CNBC personality Jim Cramer has turned his attention to Honeywell Aerospace (NYSE: HONA), calling it the most compelling buy among pure-play aerospace names right now.

Cramer posted the recommendation on X, formerly Twitter, drawing a direct comparison to two of the sector’s biggest recent movers.

His post read: “With Boeing and GE Aerospace taking off, it might be worth it to buy some HONA, which reversed after a very good run. All three are pure play aero, but HONA has the most upside imo.”

The call came on Monday, July 7, just days after Cramer had separately flagged AST SpaceMobile as a speculative two-year opportunity over the July 4 weekend.

Honeywell Aerospace only began trading as an independent company on June 29, 2026, following its spinoff from the broader Honeywell conglomerate.

The stock closed July 6 at $237.70, down 3.82% on the session, though shares edged higher in premarket trading after Cramer’s post, according to Yahoo Finance.

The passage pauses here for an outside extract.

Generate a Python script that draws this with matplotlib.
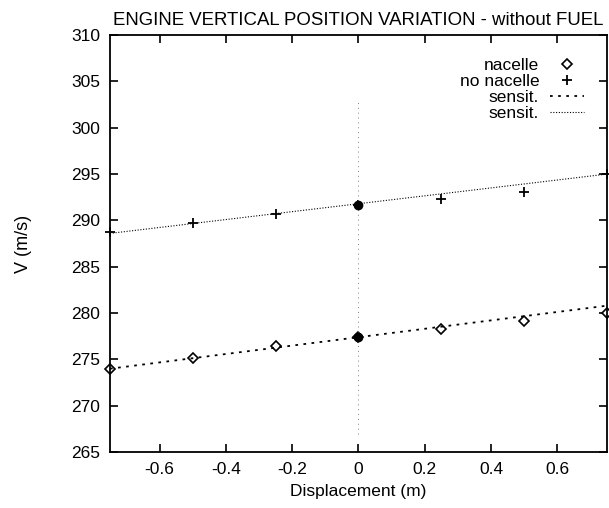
import matplotlib
matplotlib.use("Agg")
import matplotlib.pyplot as plt

plt.rcParams['font.family'] = ['Liberation Sans', 'DejaVu Sans']

# data
disp = [-0.75, -0.5, -0.25, 0.0, 0.25, 0.5, 0.75]
v_nacelle = [274.0, 275.2, 276.5, 277.4, 278.3, 279.1, 280.0]
v_no_nacelle = [288.8, 289.7, 290.7, 291.7, 292.3, 293.1, 295.0]
sens_x = [-0.75, 0.75]
sens_nacelle = [274.0, 280.8]
sens_no_nacelle = [288.6, 295.0]
ref_x = [0.0, 0.0]
ref_y = [267.0, 303.0]

fig = plt.figure(figsize=(6.09, 5.08), dpi=100)
ax = fig.add_axes([0.1806, 0.110, 0.816, 0.821])

ax.plot(disp, v_nacelle, ls='none', marker='D', ms=5, mfc='white', mec='black',
        mew=1.2, label='nacelle', clip_on=False)
ax.plot(disp, v_no_nacelle, ls='none', marker='+', ms=7, color='black', mew=1.3,
        label='no nacelle', clip_on=False)
ax.plot(sens_x, sens_nacelle, ls=(0, (1.5, 3)), color='black', lw=1.3, label='sensit.')
ax.plot(sens_x, sens_no_nacelle, ls=(0, (1, 1.5)), color='black', lw=0.8, label='sensit.')
ax.plot(ref_x, ref_y, ls=(0, (1, 4)), color='gray', lw=0.7)
# filled reference points at zero displacement
ax.plot([disp[3], disp[3]], [v_nacelle[3], v_no_nacelle[3]], ls='none', marker='o',
        ms=6, color='black')

ax.set_xlim(-0.75, 0.75)
ax.set_ylim(265, 310)
ax.set_xticks([-0.6, -0.4, -0.2, 0, 0.2, 0.4, 0.6])
ax.set_xticklabels(['-0.6', '-0.4', '-0.2', '0', '0.2', '0.4', '0.6'])
ax.set_yticks(range(265, 311, 5))
ax.tick_params(direction='in', top=True, right=True, length=6, width=1.2,
               labelsize=12.5, pad=7)
for s in ax.spines.values():
    s.set_linewidth(1.3)

ax.set_xlabel('Displacement (m)', fontsize=12.5, labelpad=5)
ax.set_ylabel('V (m/s)', fontsize=13, labelpad=28)
ax.set_title('ENGINE VERTICAL POSITION VARIATION - without FUEL', fontsize=13.4, pad=7)

ax.legend(loc='upper right', frameon=False, markerfirst=False, fontsize=12.5,
          handlelength=2.0, labelspacing=0.05, borderaxespad=0.9, handletextpad=0.6)

fig.savefig('out.png', dpi=100)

The company generated as much as $15 billion in annual revenue in 2024 from a balanced mix of commercial aviation and military defense contracts, according to company disclosures.

Honeywell Aerospace manufactures aircraft engines, avionics, auxiliary power units, and a wide range of aviation systems used across both commercial and defense platforms.

CEO Jim Currier noted in a recent CNBC report that HONA carries “record” backlog orders from both Airbus and Boeing, positioning the company at the center of the two largest commercial aircraft production ramps in the world.

The parent Honeywell reported a backlog approaching $38 billion at the start of 2026, with orders up 7% year over year, according to the Q1 2026 earnings release.

Cramer’s argument centers on a dynamic that spinoff investors frequently exploit, where newly separated companies trade below their fundamental value due to mechanical selling pressure from conglomerate shareholders who do not want sector-specific exposure.

That technical overhang tends to suppress freshly spun shares temporarily, and Cramer appears to be reading HONA’s recent pullback as precisely that kind of post-spinoff dip rather than a deterioration in business fundamentals.

Boeing (NYSE: BA) and GE Aerospace (NYSE: GE) have both performed strongly in 2026, driven by the same commercial aviation recovery and defense spending cycle that underpins the Honeywell Aerospace investment case.

Because HONA is newly independent, it has not yet built the kind of institutional ownership base that would typically support a pure-play aerospace valuation, creating potential for meaningful multiple re-rating as dedicated investors accumulate the stock.

Honeywell Aerospace is targeting 6% to 8% organic annual sales growth through 2030 and 9% annual earnings growth over the same period, according to a report by Seeking Alpha.

That growth profile, delivered with the margins of a tier-one aerospace supplier, is the type of financial story that typically commands a premium valuation once institutional ownership stabilizes and the spinoff discount fades.